Behind the possibility of “another South China Sea” rising out of the world’s highest mountain range are recent findings pointing to the value of the buried minerals, the report emphasized. It cited Zheng Youye, a professor at the China University of Geosciences in Beijing and the lead scientist for a Beijing-funded northern Himalayan minerals survey, as confirming that a series of discoveries in recent years put the potential value of ores under Lhunze and the nearby area at 370 billion yuan (US$58 billion).

“This is just a preliminary estimate. More surveys are under way,” he was stated to have said.

China conquered the most coveted part of “South Tibet” – the Tawang area – after launching a war against India in the fall of 1962. “But our troops had to retreat quickly because we had no people there to hold the land,” the scientist was quoted as saying.

In this connection the report pointed out that in Oct 2017, soon after the end of a tense military stand-off on the Doklam plateau over Chinese road-building – the worst confrontation between China and India in years – President Xi Jinping underscored Beijing’s claim to the area in a letter to a family in Lhunze, published in state media.
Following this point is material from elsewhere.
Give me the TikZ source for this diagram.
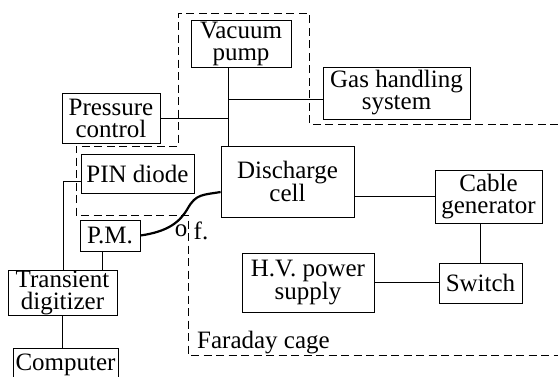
\documentclass[tikz,border=0pt]{standalone}
\usepackage{fontspec}
\setmainfont{Liberation Serif}
\usetikzlibrary{positioning,calc}
\tikzset{
  unitbox/.style={
    draw=black,
    line width=0.8pt,
    inner sep=0pt,
    align=center,
    font=\fontsize{25}{22}\selectfont
  },
  wire/.style={line width=0.7pt,draw=black},
  fiber/.style={line width=2.2pt,draw=black},
  cage/.style={line width=0.9pt,draw=black,dash pattern=on 8pt off 4.5pt},
  plainlabel/.style={inner sep=0pt,font=\fontsize{25}{22}\selectfont}
}
\begin{document}
\begin{tikzpicture}[x=1pt,y=-1pt]
\useasboundingbox (0,0) rectangle (558,376);
\clip (0,0) rectangle (558,376);
\node[unitbox,minimum width=100pt,minimum height=47pt] (vacuum) at (241,43.5) {Vacuum\\pump};
\node[unitbox,minimum width=147pt,minimum height=52pt] (gas) at (396.5,93) {Gas handling\\system};
\node[unitbox,minimum width=98pt,minimum height=50pt] (pressure) at (111,118) {Pressure\\control};
\node[unitbox,minimum width=113pt,minimum height=39pt] (pin) at (137.5,173.5) {PIN diode};
\node[unitbox,minimum width=133pt,minimum height=71pt] (cell) at (287.5,181.5) {Discharge\\cell};
\node[unitbox,minimum width=60pt,minimum height=31pt] (pm) at (110,235.5) {P.M.};
\node[unitbox,minimum width=107pt,minimum height=53pt] (cable) at (488.5,196.5) {Cable\\generator};
\node[unitbox,minimum width=83pt,minimum height=40pt] (switch) at (480.5,283) {Switch};
\node[unitbox,minimum width=132pt,minimum height=59pt] (hv) at (308,282.5) {H.V. power\\supply};
\node[unitbox,minimum width=109pt,minimum height=45pt] (transient) at (62.5,292.5) {Transient\\digitizer};
\node[unitbox,minimum width=105pt,minimum height=34pt] (computer) at (65.5,365) {Computer};
\node[plainlabel] (olabel) at (181,231) {o};
\node[plainlabel] (flabel) at (201,231) {f.};
\node[plainlabel,anchor=base west] (cagelabel) at (197,348) {Faraday cage};
% vacuum line
\coordinate (jvac) at (228,99);
\coordinate (jpres) at (228,118);
\draw[wire] (vacuum.south -| jvac) -- (cell.north -| jvac);
\draw[wire] (jvac) -- (gas.west |- jvac);
\draw[wire] (pressure.east) -- (jpres);
% detection
\coordinate (jpin) at (63,181);
\draw[wire] (pin.west |- jpin) -- (jpin) -- (transient.north -| jpin);
\draw[wire] ([xshift=-8pt]pm.south) -- ([xshift=-8pt]pm.south |- transient.north);
\draw[wire] (transient.south) -- (transient.south |- computer.north);
\draw[fiber] (pm.east) .. controls +(28,-4) and +(-8,14) .. (188,208)
  .. controls +(8,-14) and +(-18,3) .. (cell.west |- 0,192);
% pulse circuit
\draw[wire] (cable.west -| cell.east) -- (cable.west);
\draw[wire] (switch.north |- cable.south) -- (switch.north);
\draw[wire] (hv.east) -- (hv.east -| switch.west);
% Faraday cage
\draw[cage] (558,124) -- (309,124) -- (309,13) -- (178,13) -- (178,146)
  -- (76,146) -- (76,215) -- (188,215) -- (188,355) -- (558,355);
\end{tikzpicture}
\end{document}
While the president rarely replies to correspondence from the public, unless there is a special reason, in that case, Xi thanked the father and his two daughters for their loyalty and contributions to China, and also urged the people of Lhunze to “set down roots” to develop the area for the national interest.
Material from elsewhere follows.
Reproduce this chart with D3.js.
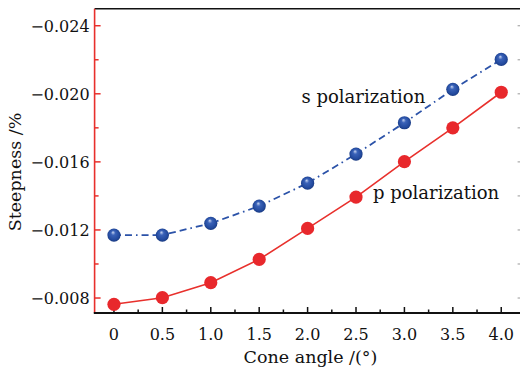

Mining activities under way in Lhunze are seen in this still from a video made by Tibet Huayu Mining.
Mining activities under way in Lhunze are seen in this still from a video made by Tibet Huayu Mining.
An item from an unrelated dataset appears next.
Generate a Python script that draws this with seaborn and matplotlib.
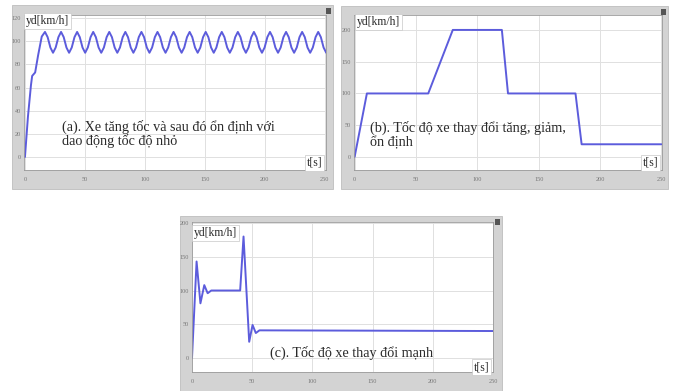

However, the new mining activities seem to mean that the setting down roots activity involves rapid and significant increase in the Chinese population in the Himalayas, which, Zheng has been cited as saying, would provide stable, long-term support for any diplomatic or military operations aimed at gradually driving Indian forces out of territory claimed by China.

“This is similar to what has happened in the South China Sea,” where Beijing has asserted its claim to much of the contested waters by building artificial islands and increasing its naval activity, Zheng has said.

Also, Hao Xiaoguang, a researcher with the Institute of Geodesy and Geophysics at the Chinese Academy of Sciences in Wuhan, Hubei and a senior government specialist in China-India disputes in South Tibet, has said Beijing was likely to take the same approach to the Himalayas as it had to the South China Sea.

In fact, Hao has said, As China’s economic, geopolitical and military strength continues to increase, “it is only a matter of time before South Tibet returns to Chinese control.”

“What China [has] achieved today in the South China Sea was almost unthinkable a decade ago. I am optimistic [about] what will happen in the Himalayas in the coming years because President Xi has made it clear that ‘not a single inch of our land will be or can be ceded from China’, which definitely includes South Tibet,” he has said.

On the other hand, India has done little or nothing to carry out developments on its side of the border territory prompting local residents to move out of there to seek livelihood elsewhere. There only exists a 2013 study by Trilochan Singh, director of the University-Industry Inter-Linkage Centre at the Arunachal University of Studies and a former government geologist. Known resources in the state include coal, oil and natural gas, dolomite, limestone, graphite, lead and zinc, but the scope of the reserves has mostly remained unknown.

The situation today remains more or less the same as it was at the time of the study, as the natural resources in Arunachal “are not being harnessed at present”, Singh was quoted as saying.

Meanwhile in Lhunze County, people have come from across China. After nightfall, the bars and barbecue stands are filled with the sound of people speaking dialects from across China, the report said. They are miners and labourers, but there are also sleek salesmen and investors dressed in suits and shiny shoes, it added.

The report cited a Chinese woman running a laundry service who did not want to be named as saying she had about 30 to 40 customers a day, and although dry cleaning was expensive, that did not seem to bother her regulars. She has also said, “Most people here earn a decent income,” with an average monthly salary of 10,000 yuan.

Nevertheless, the Chinese government still tightly controls entry to Lhunze, with the report saying the county remained a restricted military zone. To go there, Chinese citizens need a special permit issued by the military at a security checkpoint and foreigners are barred from the area in most cases, it added.